「家族の悩み」だからこそ、自分の悩みよりも深くて辛いこともある【産業医マニュアル】

自分の妻や夫、あるいは子供についての悩みは、自分の悩み以上に深くて辛いこともあります。たとえば、「妻or夫が癌と宣告された」あるいは「子供が発達障害で、満足に幼稚園や小学校に通えていない…」などといったことです。

自分ではいかんともし難いことであり、自分の病気以上に苦しみ、辛さを感じることもあります。ですが、自分自身の病気・障害であれば、会社としても合理的配慮がなされるケースもありますが、「家族の」ということになると、話は別になってしまいます。

「子供は発達障害で、たびたび学校から呼び出される、もしくは学校への送り出しが必要で遅刻せざるを得ない」というようなケースもあります。このような場合、「事情は分かるけど、仕事は仕事だから。やってもらわなきゃ困る」というような対応をされてしまったり、仕事を肩代わりした同僚から冷たい視線を向けられてしまうこともあります。

ただでさえ苦しみ、ストレスを抱えているのにも関わらず、さらに追い打ちを職場からかけられてしまうケースもあるわけです。

あるいは、「妻に先立たれてしまい、残された幼い子供たちをどうするか。両親の支援もなかなか受けられない…」などの場合も、本人としては非常に困ります。妻の死という非常に辛い場面にも関わらず、「どう対応すべきか」ということを求められるわけです。しかも、出勤日は刻一刻と迫り、仕事に向き合わざるを得ません。

さて、こういったケースで産業医としてどう対応すべきか、という問題になりますが、やはり基本は傾聴・共感という姿勢で話を聞くことが必要になるのかな、と思います。寄り添う味方がいないと、ますます彼ら彼女らは追い詰められてしまうのではないでしょうか。

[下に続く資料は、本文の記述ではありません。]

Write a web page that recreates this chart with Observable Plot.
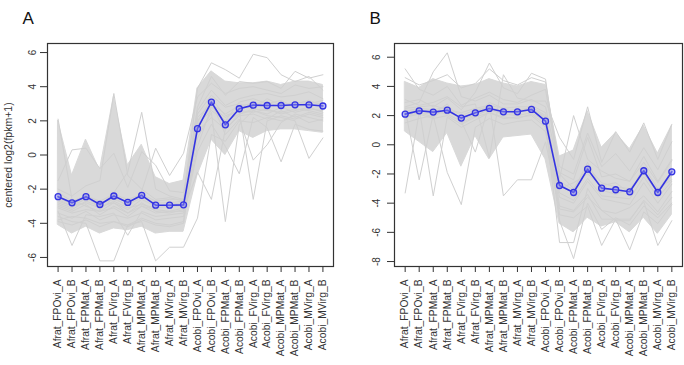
<!DOCTYPE html>
<html>
<head>
<meta charset="utf-8">
<script src="https://cdn.jsdelivr.net/npm/d3@7"></script>
<script src="https://cdn.jsdelivr.net/npm/@observablehq/plot@0.6"></script>
<style>
  html, body { margin: 0; padding: 0; background: #fff; }
  #wrap { display: flex; width: 684px; height: 365px; }
</style>
</head>
<body>
<div id="wrap"></div>
<script>
// ---------- data ----------
const xLabels = ["Afrat_FPOvi_A","Afrat_FPOvi_B","Afrat_FPMat_A","Afrat_FPMat_B","Afrat_FVirg_A","Afrat_FVirg_B","Afrat_MPMat_A","Afrat_MPMat_B","Afrat_MVirg_A","Afrat_MVirg_B","Acobi_FPOvi_A","Acobi_FPOvi_B","Acobi_FPMat_A","Acobi_FPMat_B","Acobi_FVirg_A","Acobi_FVirg_B","Acobi_MPMat_A","Acobi_MPMat_B","Acobi_MVirg_A","Acobi_MVirg_B"];
const yTicksA = [-6, -4, -2, 0, 2, 4, 6];
const yTicksB = [-8, -6, -4, -2, 0, 2, 4, 6];
const yTitle = "centered log2(fpkm+1)";

// Panel A: cluster mean profile
const meanA = [-2.44,-2.8,-2.44,-2.9,-2.4,-2.78,-2.36,-2.94,-2.94,-2.92,1.54,3.1,1.77,2.71,2.92,2.9,2.9,2.94,2.94,2.87];
// Panel A: dense core of gene profiles (lower / upper envelope)
const bandA_lo = [-4.1,-4.6,-4.2,-4.6,-4.3,-4.4,-4.2,-4.6,-4.5,-4.5,-1.2,0.9,0.0,1.4,1.0,1.4,1.5,1.5,1.4,1.3];
const bandA_hi = [2.0,-1.2,0.9,-0.9,3.4,-0.6,0.6,-1.3,-1.7,-1.5,3.9,4.9,4.3,4.2,4.2,4.3,4.1,4.3,4.3,4.1];
// Panel A: individual outlying gene profiles
const geneA1  = [2.1,-2.6,-3.0,-3.3,-2.8,-3.4,-3.0,-3.2,-3.3,-3.1,2.2,3.0,2.4,2.9,3.0,3.1,2.8,3.0,3.2,2.9];
const geneA2  = [-2.0,-2.4,-1.8,-1.5,3.6,-1.2,-2.0,-2.6,-2.5,-2.7,1.8,2.6,2.0,3.1,3.3,3.0,3.2,2.8,3.1,3.0];
const geneA3  = [-2.8,-3.1,-2.5,-3.0,-2.2,-1.0,2.5,-2.0,-2.4,-2.6,2.4,3.5,2.8,3.0,2.7,3.3,2.9,3.1,3.0,3.2];
const geneA4  = [-1.5,0.3,0.4,-0.8,0.1,-1.9,0.2,-0.6,-2.1,-2.2,2.6,3.8,2.9,3.3,3.5,3.6,3.4,3.5,3.7,3.3];
const geneA5  = [-2.6,-3.0,-2.3,-3.2,-2.5,-3.0,-2.1,0.4,-1.2,0.1,3.4,4.2,3.6,3.9,4.0,3.8,3.6,4.1,3.9,4.0];
const geneA6  = [-3.6,-3.9,-4.0,-6.2,-6.2,-4.1,-3.7,-4.0,-4.1,-3.9,1.4,2.2,1.5,2.3,2.4,2.1,2.6,2.2,2.5,2.3];
const geneA7  = [-3.8,-3.6,-3.7,-4.0,-3.9,-4.1,-3.9,-6.2,-5.4,-5.4,-3.7,1.2,0.8,2.0,1.9,2.2,2.0,2.3,1.9,2.1];
const geneA8  = [-3.3,-5.3,-3.5,-3.6,-3.4,-4.7,-3.3,-3.6,-3.5,-3.4,0.5,2.8,2.2,2.6,2.5,2.7,2.4,2.6,2.8,2.5];
const geneA9  = [-3.0,-3.3,-2.9,-3.5,-3.0,-3.4,-2.8,-3.3,-3.4,-3.2,-1.0,-2.6,1.5,2.4,2.7,2.6,2.5,2.7,2.6,2.4];
const geneA10 = [-2.7,-3.0,-2.8,-3.1,-2.7,-3.1,-2.9,-3.1,-3.0,-3.0,1.0,2.5,-3.9,1.8,2.6,2.4,2.8,2.5,2.7,2.6];
const geneA11 = [-3.1,-3.4,-3.2,-3.3,-3.1,-3.6,-3.0,-3.4,-3.3,-3.3,1.9,3.3,2.3,2.6,-2.6,2.0,2.3,2.1,2.4,2.2];
const geneA12 = [-2.5,-2.9,-2.6,-2.8,-2.6,-2.9,-2.5,-2.8,-2.8,-2.7,1.6,2.9,2.0,2.4,2.6,2.3,2.2,2.0,-0.2,1.0];
const geneA13 = [-2.2,-2.7,-2.4,-2.7,-2.3,-2.6,-2.3,-2.7,-2.6,-2.6,3.9,5.4,5.0,4.5,5.9,5.7,4.7,4.3,4.6,3.8];
const geneA14 = [-2.9,-3.2,-2.7,-3.0,-2.8,-3.2,-2.6,-3.0,-2.9,-2.8,2.8,4.6,3.5,4.3,4.2,4.3,3.9,4.9,4.5,4.7];
const geneA15 = [-3.4,-3.7,-3.3,-3.8,-3.5,-3.7,-3.4,-3.8,-3.7,-3.6,0.2,1.8,0.5,-1.1,2.2,1.6,-0.4,1.8,1.5,1.4];
const geneA16 = [-3.9,-4.1,-3.8,-4.2,-3.9,-4.2,-3.8,-4.1,-4.2,-4.0,2.0,3.1,1.2,2.1,-0.3,0.6,1.9,2.4,2.2,2.0];

// Panel B: cluster mean profile
const meanB = [2.1,2.33,2.24,2.37,1.83,2.19,2.49,2.26,2.26,2.42,1.62,-2.79,-3.27,-1.67,-2.97,-3.08,-3.22,-1.78,-3.27,-1.85];
const bandB_lo = [0.9,0.2,-0.5,0.8,-1.5,0.6,-1.0,0.5,0.6,0.7,-1.0,-5.4,-6.0,-5.0,-5.6,-5.3,-6.0,-5.0,-6.1,-4.8];
const bandB_hi = [4.3,3.9,4.5,4.2,4.0,4.1,4.5,4.2,4.0,4.3,4.1,-0.8,-0.4,2.3,-0.2,0.8,-0.3,1.3,-0.6,1.3];
const geneB1  = [5.2,3.8,3.4,4.0,2.7,3.2,3.6,3.1,2.9,3.4,3.8,-2.0,-3.0,-1.5,-2.6,-2.9,-3.0,-1.9,-3.1,-1.8];
const geneB2  = [-3.3,2.2,1.9,2.5,1.7,2.3,2.6,2.0,2.2,2.5,1.9,-2.5,-3.1,-1.2,-3.1,-3.4,-3.0,-2.0,-3.3,-2.1];
const geneB3  = [2.4,-2.4,2.1,2.8,1.5,2.0,2.9,2.5,2.1,2.7,2.2,-3.0,-2.6,-2.0,-2.8,-2.6,-3.3,-1.5,-3.0,-2.4];
const geneB4  = [1.8,2.5,-3.5,1.9,1.2,1.7,2.2,1.8,1.9,2.0,1.2,-3.3,-3.8,-2.3,-3.5,-3.6,-3.7,-2.2,-3.6,-2.5];
const geneB5  = [2.6,2.9,5.0,6.3,3.3,3.0,3.4,2.8,2.8,3.1,2.6,-1.9,-2.4,0.5,-2.2,-2.0,-2.5,-0.8,-2.5,-1.0];
const geneB6  = [1.5,1.8,2.0,-1.9,-4.1,1.2,1.8,1.4,1.6,1.7,0.9,-3.6,-4.0,-2.5,-3.7,-3.9,-4.1,-2.6,-4.0,-2.7];
const geneB7  = [2.9,3.1,2.6,3.2,2.4,3.6,5.6,3.9,3.5,4.9,4.5,-2.3,2.0,-1.0,-1.8,-2.3,-2.5,-1.2,-2.6,-1.1];
const geneB8  = [2.2,2.4,2.3,2.1,1.6,-0.5,2.8,-3.5,-2.4,-2.4,0.2,-4.4,-4.6,-3.6,-4.5,-4.7,-4.3,-3.5,-4.6,-3.2];
const geneB9  = [3.1,2.7,2.9,3.3,2.6,2.8,-0.9,4.8,3.2,3.0,3.0,0.5,-1.0,2.6,-1.2,0.9,-0.5,1.5,-1.0,1.4];
const geneB10 = [1.9,2.1,1.8,2.0,1.4,1.9,2.2,1.9,1.8,2.1,1.4,-6.7,-6.7,-3.0,-4.5,-5.2,-5.2,-3.8,-4.8,-3.6];
const geneB11 = [2.0,2.2,2.1,2.3,1.8,2.0,2.4,2.1,2.0,2.2,1.6,-5.2,-7.8,-4.0,-5.8,-5.0,-5.5,-4.2,-5.0,-4.0];
const geneB12 = [2.3,2.5,2.4,2.6,2.0,2.4,2.6,2.3,2.4,2.5,1.8,-4.8,-5.0,-4.2,-6.9,-5.1,-7.2,-4.6,-5.4,-4.1];
const geneB13 = [2.5,2.6,2.7,2.4,2.2,2.5,2.7,2.5,2.6,2.6,2.0,-4.2,-4.5,-3.4,-5.1,-5.1,-5.1,-3.9,-6.9,-5.2];
const geneB14 = [4.6,4.1,4.4,4.8,3.9,4.2,5.2,4.4,4.1,4.6,4.3,-1.5,-2.0,0.8,-1.5,-0.6,-1.8,-0.2,-1.7,0.2];

const genesA = [geneA1,geneA2,geneA3,geneA4,geneA5,geneA6,geneA7,geneA8,geneA9,geneA10,geneA11,geneA12,geneA13,geneA14,geneA15,geneA16];
const genesB = [geneB1,geneB2,geneB3,geneB4,geneB5,geneB6,geneB7,geneB8,geneB9,geneB10,geneB11,geneB12,geneB13,geneB14];

// ---------- drawing ----------
const cols = d3.range(1, xLabels.length + 1);
const FONT = "'Liberation Sans', Arial, Helvetica, sans-serif";

function panel({letter, mean, lo, hi, genes, yDomain, yTicks, marginLeft, marginRight, yLabelDx, title}) {
  const band = cols.map((c, k) => ({i: c, lo: lo[k], hi: hi[k]}));
  const lines = genes.flatMap((g, gi) => g.map((v, k) => ({id: gi, i: cols[k], v})));
  const m = mean.map((v, k) => ({i: cols[k], v}));
  const marks = [
    Plot.areaY(band, {x: "i", y1: "lo", y2: "hi", fill: "#d9d9d9", stroke: "#d9d9d9", strokeWidth: 1}),
    Plot.line(lines, {x: "i", y: "v", z: "id", stroke: "#d0d0d0", strokeWidth: 1}),
    Plot.line(m, {x: "i", y: "v", stroke: "#3434e2", strokeWidth: 1.6}),
    Plot.dot(m, {x: "i", y: "v", r: 3, fill: "#8a8af2", fillOpacity: 0.5, stroke: "#3434e2", strokeWidth: 1.3}),
    Plot.frame({stroke: "#333", strokeWidth: 1.2}),
    Plot.axisX({ticks: cols, tickSize: 6, tickFormat: () => "", label: null, stroke: "#333"}),
    Plot.axisY({ticks: yTicks, tickSize: 7, tickFormat: () => "", label: null, stroke: "#333"}),
    Plot.text(cols, {x: d => d, frameAnchor: "bottom", dy: 13, text: d => xLabels[d - 1], rotate: -90,
      textAnchor: "end", lineAnchor: "middle", fontSize: 10.3, fill: "#333"}),
    Plot.text(yTicks, {y: d => d, frameAnchor: "left", dx: yLabelDx, text: d => String(d), rotate: -90,
      textAnchor: "middle", lineAnchor: "middle", fontSize: 10, fill: "#333"}),
    Plot.text([letter], {frameAnchor: "top-left", dx: -25, dy: -25, text: d => d, textAnchor: "start",
      lineAnchor: "middle", fontSize: 17, fill: "#111"})
  ];
  if (title) {
    marks.push(Plot.text([title], {frameAnchor: "left", dx: -39, text: d => d, rotate: -90,
      textAnchor: "middle", lineAnchor: "middle", fontSize: 10.5, fill: "#333"}));
  }
  return Plot.plot({
    width: 342, height: 365,
    marginLeft, marginRight, marginTop: 43, marginBottom: 99,
    x: {domain: [0.24, 20.76], label: null},
    y: {domain: yDomain, label: null},
    style: {fontFamily: FONT, fontSize: "10px", color: "#333", background: "transparent", overflow: "visible"},
    marks
  });
}

const wrap = document.getElementById("wrap");
wrap.append(panel({letter: "A", mean: meanA, lo: bandA_lo, hi: bandA_hi, genes: genesA,
  yDomain: [-6.53, 6.53], yTicks: yTicksA, marginLeft: 47, marginRight: 9, yLabelDx: -15, title: yTitle}));
wrap.append(panel({letter: "B", mean: meanB, lo: bandB_lo, hi: bandB_hi, genes: genesB,
  yDomain: [-8.34, 6.94], yTicks: yTicksB, marginLeft: 52, marginRight: 2, yLabelDx: -18, title: null}));
</script>
</body>
</html>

その上で、業務負荷軽減などの会社のサポート・公的な支援などを利用しつつ、対応を検討していくことが必要になるのかな、と思います。この点、産業医だけですとすぐに手詰まりとなってしまう可能性がありますので、様々な職種の方に相談しつつ話を進めていくことになると思います。

また、精神的なサポートをしつつ、症状に応じて受診勧奨も行っていくということも検討すべきだと思います。不眠症状や抑うつ症状など、面談のたびに聴取して増悪傾向がないかもチェックすることも大事です。

もちろん、全てのケースで上手くいくとは限りませんし、今まで苦い経験もしてきましたが、その中でも「最後まで寄り添う味方」のような存在であり続けることは産業医として重要なのではないか、と思います。